Is it possible to bring together sixty musicians who have never played before, to have no sheet music, without rehearsal and without warning, and then to play something spectacular?
Absolutely, yes!
Jacob Collier has spent years building a reputation as one of modern music’s most unpredictable minds. Famous for his dense harmonies, microtonal ideas, and audience participation, he often transforms crowds into choirs during performances.
In San Francisco in October 2025, Collier brought together sixty musicians, many of whom had never played together. There is no better way to describe what he did than to say he ‘constructed music spontaneously’.
What made the performance remarkable was not merely the improvisation itself, but the way Collier communicated musical ideas. He assigned emotional and rhythmic identities to sections of the orchestra almost conversationally. Strings became atmosphere while brass became momentum.
The vocals that he instructed the audience to sing were transformed into texture. With gestures and quick harmonic cues, he guided dozens of musicians and the audience through an unfolding composition that nobody in the room fully know until it all came together.
Watching Collier conduct is fascinating because he treats harmony as a physical object. He doesn’t merely instruct musicians to play notes, he shapes tension and release like a sculptor working clay.

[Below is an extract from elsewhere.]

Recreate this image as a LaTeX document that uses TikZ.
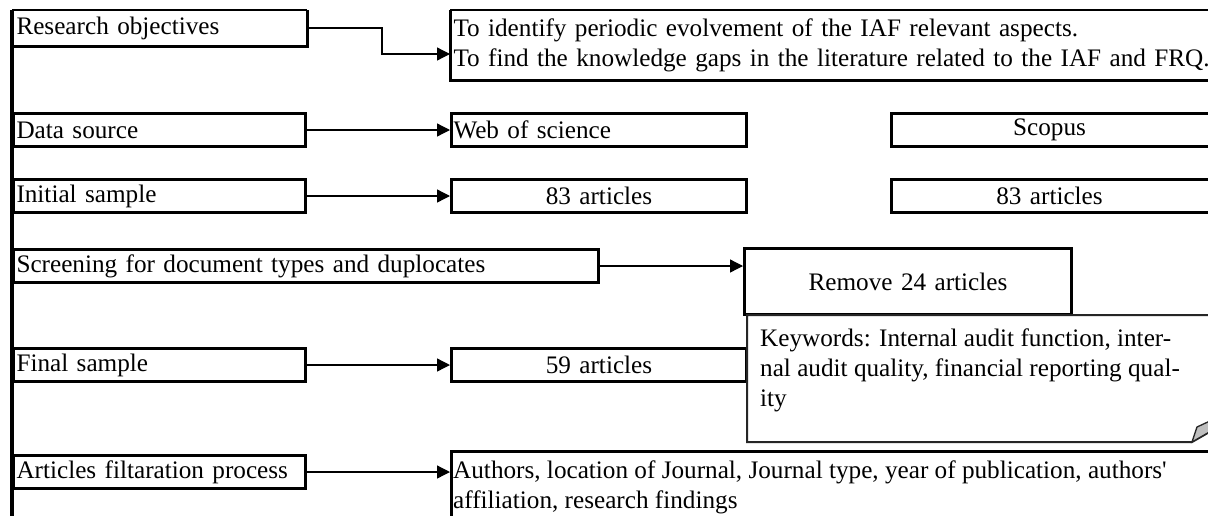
\documentclass[tikz,border=0pt]{standalone}
\usepackage{fontspec}
\setmainfont{Liberation Serif}
\usetikzlibrary{arrows.meta,calc}
\begin{document}
\begin{tikzpicture}[x=1pt,y=-1pt,
  every node/.style={font=\fontsize{25.2}{30}\selectfont},
  box/.style={draw, line width=3pt, anchor=north west, inner xsep=3pt,
    inner ysep=0pt, minimum height=33pt, align=left},
  topbox/.style={box, draw=none},
  cbox/.style={box, align=center, inner xsep=0pt},
  rbox/.style={box, inner xsep=0pt, text width=335pt},
  thick edge/.style={line width=3pt},
  thin edge/.style={line width=1.4pt},
  conn/.style={line width=1.3pt, -{Triangle[length=13pt,width=13pt]}},
  notebox/.style={fill=white, draw=black!85, line width=2pt},
  fold/.style={fill=black!25, draw=black!85, line width=1.3pt},
]
\clip (0,0) rectangle (1208,515);
\fill[white] (0,0) rectangle (1208,515);

% left column of process steps
\node[topbox, text width=286pt] (ro)  at (12,10)  {Research objectives};
\node[box, text width=286pt] (ds)  at (12,112) {Data source};
\node[box, text width=286pt] (is)  at (12,178) {Initial sample};
\node[box, text width=579pt] (scr) at (12,248) {Screening for document types and duplocates};
\node[box, text width=286pt] (fs)  at (12,347) {Final sample};
\node[box, text width=286pt] (af)  at (12,454) {Articles filtaration process};
\coordinate (lbot) at (12,525);
\draw[line width=3.5pt] (ro.north west) -- (lbot);
\draw[thick edge] (ro.north east) -- (ro.south east) -- (ro.south west);
\draw[thin edge] (ro.north west) -- (ro.north east);

% outcomes
\node[topbox, inner xsep=2pt, text width=800pt, minimum height=67pt] (obj) at (450,10)
  {To identify periodic evolvement of the IAF relevant aspects.\\
   To find the knowledge gaps in the literature related to the IAF and FRQ.};
\draw[thick edge] (obj.north west) -- (obj.south west) -- (obj.south east);
\draw[thin edge] (obj.north west) -- (obj.north east);
\node[box, inner xsep=2pt, text width=291pt] (wos) at (450,112) {Web of science};
\node[rbox] (sco) at (890,112) {\makebox[316pt]{Scopus}};
\node[cbox, text width=295pt] (wa) at (450,178) {83 articles};
\node[rbox] (sa) at (890,178) {\makebox[316pt]{83 articles}};
\node[cbox, text width=327pt, minimum height=66pt] (rem) at (743,247) {Remove 24 articles};
\node[cbox, text width=295pt] (fa) at (450,347) {59 articles};
\node[box, minimum width=800pt, minimum height=120pt] (auth) at (450,450) {};
\node[anchor=north west, align=left, inner sep=0pt] (authtxt) at (453,461)
  {Authors, location of Journal, Journal type, year of publication, authors\textquotesingle\\
   affiliation, research findings};

% keyword note with folded corner
\draw[notebox] (747,315) -- (1225,315) -- (1225,423) -- (1192,442) -- (747,442) -- cycle;
\filldraw[fold] (1192,442) -- (1197,427) -- (1225,414) -- (1225,423) -- cycle;
\node[anchor=north west, align=left, inner sep=0pt] (kw) at (760,329)
  {Keywords: Internal audit function, inter-\\
   nal audit quality, financial reporting qual-\\
   ity};

% connectors
\draw[conn] (ro.east) -- ++(75,0) |- ([yshift=-9pt]obj.west);
\draw[conn] (ds.east) -- (wos.west);
\draw[conn] (is.east) -- (wa.west);
\draw[conn] (scr.east) -- (scr.east -| rem.west);
\draw[conn] (fs.east) -- (fa.west);
\draw[conn] (af.east) -- (af.east -| auth.west);
\end{tikzpicture}
\end{document}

In the San Francisco performance, Collier layered voices and orchestral colours gradually until the entire hall seemed suspended inside one giant chord progression. The audience was not separate from the experience, they became an integral part of it.
While many artists focus on technical perfection, which is important, Collier seems obsessed with participation. His concerts consistently invite audiences into the musical process, turning passive spectators into collaborators. The San Francisco orchestra event represented the most ambitious version of that idea so far. Rather than showcasing virtuosity alone, the performance celebrated trust: trust between conductor and musicians, between musicians and audience, and between structure from chaos.
Part of the emotional impact came from the visible joy onstage. The musicians were clearly listening intensely to one another, reacting moment by moment as the arrangement evolved. That kind of live responsiveness is rare in orchestral settings, where performances are typically rehearsed extensively. Here, uncertainty became the source of excitement. You could sense everyone leaning into the unknown together.
There is something unique about Jacob Collier. His genius does not necessarily lie in inventing completely random music from thin air. Instead, it lies in orchestrating human connection at astonishing speed. He understands how musicians think, how audiences respond, and how harmony can guide people toward a shared experience. He is less interested in showing off his skill than in creating participation and great experiences.
In many ways, the San Francisco performance captured why Jacob Collier has become such a compelling figure in contemporary music. Plenty of musicians are technically gifted. Plenty are experimental. Very few can make complexity feel joyful and inclusive at the same time. Collier’s improvisation with the orchestra demonstrated that music can still surprise people, not through spectacle alone, but through genuine human collaboration unfolding in real time.
Online reactions reflected the emotional intensity. The performance was described as “magical” and “magnificent”. But these words, although powerful, don’t really do justice to the performance; it needed to be watched and enjoyed.
For a few minutes inside that hall, music stopped being a finished product and became a conversation. And that may be Jacob Collier’s most radical idea of all.